What the task asks -> Will you quote precisely the lines that run from the top of the material below to the line containing "Chart.register(...registerables);", both ends included?

Collected data ->
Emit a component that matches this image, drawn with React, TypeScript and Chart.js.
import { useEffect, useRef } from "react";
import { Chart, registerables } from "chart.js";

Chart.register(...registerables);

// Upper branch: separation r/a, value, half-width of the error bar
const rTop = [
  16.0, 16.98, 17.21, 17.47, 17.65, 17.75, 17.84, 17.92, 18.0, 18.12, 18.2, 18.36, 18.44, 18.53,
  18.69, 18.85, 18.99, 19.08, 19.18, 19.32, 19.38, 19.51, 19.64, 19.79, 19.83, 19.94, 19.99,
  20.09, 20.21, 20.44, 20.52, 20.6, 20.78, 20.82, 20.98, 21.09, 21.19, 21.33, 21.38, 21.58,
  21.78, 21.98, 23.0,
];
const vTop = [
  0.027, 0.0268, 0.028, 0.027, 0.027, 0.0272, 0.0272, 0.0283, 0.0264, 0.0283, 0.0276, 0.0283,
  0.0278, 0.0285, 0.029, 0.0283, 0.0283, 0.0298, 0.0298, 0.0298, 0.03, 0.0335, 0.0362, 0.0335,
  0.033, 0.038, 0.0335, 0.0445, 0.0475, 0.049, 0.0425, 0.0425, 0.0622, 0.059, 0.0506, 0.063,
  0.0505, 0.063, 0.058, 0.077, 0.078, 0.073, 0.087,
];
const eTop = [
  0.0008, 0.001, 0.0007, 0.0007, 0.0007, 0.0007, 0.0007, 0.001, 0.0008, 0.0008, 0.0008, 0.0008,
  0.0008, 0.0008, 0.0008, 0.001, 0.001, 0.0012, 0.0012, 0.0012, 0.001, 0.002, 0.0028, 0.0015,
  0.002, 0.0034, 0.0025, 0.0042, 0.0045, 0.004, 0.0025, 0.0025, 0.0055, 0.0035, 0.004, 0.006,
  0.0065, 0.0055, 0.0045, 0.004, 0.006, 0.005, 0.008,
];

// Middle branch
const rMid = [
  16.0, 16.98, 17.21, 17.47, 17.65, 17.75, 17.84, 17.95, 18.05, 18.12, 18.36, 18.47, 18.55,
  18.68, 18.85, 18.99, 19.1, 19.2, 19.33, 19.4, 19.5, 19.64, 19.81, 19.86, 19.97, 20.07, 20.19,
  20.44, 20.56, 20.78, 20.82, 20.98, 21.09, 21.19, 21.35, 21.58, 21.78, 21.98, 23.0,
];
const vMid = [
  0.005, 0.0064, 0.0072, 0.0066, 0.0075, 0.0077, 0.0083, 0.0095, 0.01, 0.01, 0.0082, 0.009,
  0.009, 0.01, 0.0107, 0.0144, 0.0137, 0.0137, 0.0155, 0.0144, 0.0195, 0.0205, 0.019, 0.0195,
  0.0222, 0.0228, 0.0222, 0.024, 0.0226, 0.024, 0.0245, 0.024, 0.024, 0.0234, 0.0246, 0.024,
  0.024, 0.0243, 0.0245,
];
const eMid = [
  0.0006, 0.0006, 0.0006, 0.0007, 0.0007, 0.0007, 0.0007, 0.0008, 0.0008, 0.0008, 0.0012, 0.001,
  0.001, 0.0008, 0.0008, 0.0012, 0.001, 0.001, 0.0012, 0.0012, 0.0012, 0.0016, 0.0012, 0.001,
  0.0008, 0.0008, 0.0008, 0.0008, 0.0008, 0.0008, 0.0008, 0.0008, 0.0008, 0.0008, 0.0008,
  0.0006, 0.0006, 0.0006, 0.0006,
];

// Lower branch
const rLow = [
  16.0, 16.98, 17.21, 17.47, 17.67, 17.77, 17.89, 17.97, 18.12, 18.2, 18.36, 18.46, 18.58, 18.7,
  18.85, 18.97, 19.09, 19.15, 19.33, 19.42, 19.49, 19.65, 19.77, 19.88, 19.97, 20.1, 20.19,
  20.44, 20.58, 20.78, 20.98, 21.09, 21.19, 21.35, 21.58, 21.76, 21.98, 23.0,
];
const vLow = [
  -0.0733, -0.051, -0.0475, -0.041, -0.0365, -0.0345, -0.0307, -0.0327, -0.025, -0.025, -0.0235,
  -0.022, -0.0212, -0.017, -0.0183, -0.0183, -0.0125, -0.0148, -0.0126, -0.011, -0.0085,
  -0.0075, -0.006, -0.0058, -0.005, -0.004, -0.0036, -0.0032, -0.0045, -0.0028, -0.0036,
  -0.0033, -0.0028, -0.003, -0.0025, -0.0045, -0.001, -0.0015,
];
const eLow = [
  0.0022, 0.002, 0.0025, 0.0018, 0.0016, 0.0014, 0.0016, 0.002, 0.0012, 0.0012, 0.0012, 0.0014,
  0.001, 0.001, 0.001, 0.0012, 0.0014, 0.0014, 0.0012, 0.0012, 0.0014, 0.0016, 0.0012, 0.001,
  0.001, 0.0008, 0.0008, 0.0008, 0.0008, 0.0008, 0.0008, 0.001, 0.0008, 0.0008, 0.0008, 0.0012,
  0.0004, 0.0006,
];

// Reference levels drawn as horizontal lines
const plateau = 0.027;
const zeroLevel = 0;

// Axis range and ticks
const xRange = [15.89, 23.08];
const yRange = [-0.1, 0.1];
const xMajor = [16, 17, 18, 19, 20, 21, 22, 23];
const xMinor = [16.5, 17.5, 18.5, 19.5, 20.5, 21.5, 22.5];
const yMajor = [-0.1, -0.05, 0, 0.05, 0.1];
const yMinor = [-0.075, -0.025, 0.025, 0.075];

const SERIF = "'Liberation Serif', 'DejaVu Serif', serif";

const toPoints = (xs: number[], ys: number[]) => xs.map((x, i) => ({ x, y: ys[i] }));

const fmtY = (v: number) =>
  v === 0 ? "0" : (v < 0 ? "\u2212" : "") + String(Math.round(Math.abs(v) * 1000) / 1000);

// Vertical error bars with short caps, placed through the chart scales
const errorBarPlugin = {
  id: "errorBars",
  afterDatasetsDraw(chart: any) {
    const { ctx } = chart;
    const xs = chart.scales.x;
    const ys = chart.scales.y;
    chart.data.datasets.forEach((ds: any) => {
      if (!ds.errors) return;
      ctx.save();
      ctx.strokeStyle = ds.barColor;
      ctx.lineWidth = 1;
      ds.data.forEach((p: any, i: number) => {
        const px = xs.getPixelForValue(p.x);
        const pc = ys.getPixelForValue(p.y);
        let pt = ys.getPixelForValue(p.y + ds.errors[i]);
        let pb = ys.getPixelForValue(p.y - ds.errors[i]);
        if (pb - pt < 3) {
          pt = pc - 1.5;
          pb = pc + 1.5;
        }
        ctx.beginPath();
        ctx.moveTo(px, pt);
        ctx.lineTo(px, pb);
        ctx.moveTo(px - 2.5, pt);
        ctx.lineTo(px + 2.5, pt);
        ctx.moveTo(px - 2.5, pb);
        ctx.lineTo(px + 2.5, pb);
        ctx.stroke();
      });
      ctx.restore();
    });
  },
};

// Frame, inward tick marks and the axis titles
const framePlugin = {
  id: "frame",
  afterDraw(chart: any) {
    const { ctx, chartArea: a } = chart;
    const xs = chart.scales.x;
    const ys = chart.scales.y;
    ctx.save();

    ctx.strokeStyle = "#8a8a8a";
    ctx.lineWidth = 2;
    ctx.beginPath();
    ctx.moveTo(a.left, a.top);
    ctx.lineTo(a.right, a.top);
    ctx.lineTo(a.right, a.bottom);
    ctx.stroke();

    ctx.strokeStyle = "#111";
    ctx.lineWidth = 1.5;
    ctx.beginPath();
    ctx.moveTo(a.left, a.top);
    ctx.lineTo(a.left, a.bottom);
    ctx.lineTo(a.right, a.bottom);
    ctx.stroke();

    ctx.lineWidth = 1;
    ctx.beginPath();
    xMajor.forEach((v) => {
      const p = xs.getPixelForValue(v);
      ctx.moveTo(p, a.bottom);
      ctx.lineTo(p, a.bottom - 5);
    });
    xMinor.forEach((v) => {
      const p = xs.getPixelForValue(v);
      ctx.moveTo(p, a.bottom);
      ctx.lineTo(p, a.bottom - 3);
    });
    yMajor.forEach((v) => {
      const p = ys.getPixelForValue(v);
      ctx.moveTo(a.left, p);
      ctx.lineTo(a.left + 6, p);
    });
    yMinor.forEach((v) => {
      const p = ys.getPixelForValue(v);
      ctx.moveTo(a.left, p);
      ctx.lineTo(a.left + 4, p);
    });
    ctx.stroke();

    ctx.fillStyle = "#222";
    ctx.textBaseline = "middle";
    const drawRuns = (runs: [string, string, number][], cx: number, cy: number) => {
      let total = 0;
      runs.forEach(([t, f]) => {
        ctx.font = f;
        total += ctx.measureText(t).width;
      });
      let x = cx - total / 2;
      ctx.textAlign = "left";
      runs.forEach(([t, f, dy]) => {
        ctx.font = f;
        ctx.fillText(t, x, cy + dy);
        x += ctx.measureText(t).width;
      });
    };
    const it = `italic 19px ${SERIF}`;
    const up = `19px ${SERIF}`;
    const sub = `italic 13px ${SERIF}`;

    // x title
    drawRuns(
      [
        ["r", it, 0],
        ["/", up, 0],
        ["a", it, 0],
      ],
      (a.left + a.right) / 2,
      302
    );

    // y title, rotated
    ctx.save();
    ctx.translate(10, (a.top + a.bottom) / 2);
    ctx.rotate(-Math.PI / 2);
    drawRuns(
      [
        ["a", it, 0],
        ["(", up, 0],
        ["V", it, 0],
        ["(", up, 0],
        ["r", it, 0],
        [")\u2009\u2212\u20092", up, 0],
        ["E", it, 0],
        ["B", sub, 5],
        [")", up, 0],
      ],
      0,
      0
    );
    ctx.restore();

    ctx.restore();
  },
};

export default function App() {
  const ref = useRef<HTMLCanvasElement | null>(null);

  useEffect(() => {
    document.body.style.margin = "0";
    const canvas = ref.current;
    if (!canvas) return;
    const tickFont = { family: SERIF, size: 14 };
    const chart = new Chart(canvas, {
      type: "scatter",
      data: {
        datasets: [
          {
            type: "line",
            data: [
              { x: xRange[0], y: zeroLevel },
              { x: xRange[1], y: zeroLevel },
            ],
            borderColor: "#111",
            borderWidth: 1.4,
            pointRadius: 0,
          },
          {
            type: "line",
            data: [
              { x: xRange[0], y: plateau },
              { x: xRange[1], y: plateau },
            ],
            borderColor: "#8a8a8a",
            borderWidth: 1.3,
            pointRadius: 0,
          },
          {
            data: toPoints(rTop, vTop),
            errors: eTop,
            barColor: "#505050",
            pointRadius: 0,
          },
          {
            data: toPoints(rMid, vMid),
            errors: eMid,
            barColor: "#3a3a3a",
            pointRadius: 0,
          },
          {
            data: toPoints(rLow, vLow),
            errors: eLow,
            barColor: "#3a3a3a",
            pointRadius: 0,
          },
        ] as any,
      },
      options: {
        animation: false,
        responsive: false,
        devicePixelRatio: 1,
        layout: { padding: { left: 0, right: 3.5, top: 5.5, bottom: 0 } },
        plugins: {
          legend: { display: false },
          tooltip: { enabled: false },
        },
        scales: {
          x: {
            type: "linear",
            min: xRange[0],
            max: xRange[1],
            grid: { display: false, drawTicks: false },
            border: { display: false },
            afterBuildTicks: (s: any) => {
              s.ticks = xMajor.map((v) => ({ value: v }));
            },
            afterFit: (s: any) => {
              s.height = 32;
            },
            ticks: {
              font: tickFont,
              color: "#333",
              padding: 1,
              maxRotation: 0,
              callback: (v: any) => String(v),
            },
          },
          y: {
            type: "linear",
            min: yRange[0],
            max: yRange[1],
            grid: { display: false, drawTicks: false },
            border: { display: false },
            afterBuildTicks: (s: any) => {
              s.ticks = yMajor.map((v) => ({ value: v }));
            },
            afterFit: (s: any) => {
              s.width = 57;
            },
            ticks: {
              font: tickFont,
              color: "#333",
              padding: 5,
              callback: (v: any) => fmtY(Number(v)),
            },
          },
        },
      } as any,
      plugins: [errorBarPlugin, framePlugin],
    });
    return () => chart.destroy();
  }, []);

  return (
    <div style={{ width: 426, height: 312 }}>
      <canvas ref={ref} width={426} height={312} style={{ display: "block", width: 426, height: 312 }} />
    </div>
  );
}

Task result ->
Emit a component that matches this image, drawn with React, TypeScript and Chart.js.
import { useEffect, useRef } from "react";
import { Chart, registerables } from "chart.js";

Chart.register(...registerables);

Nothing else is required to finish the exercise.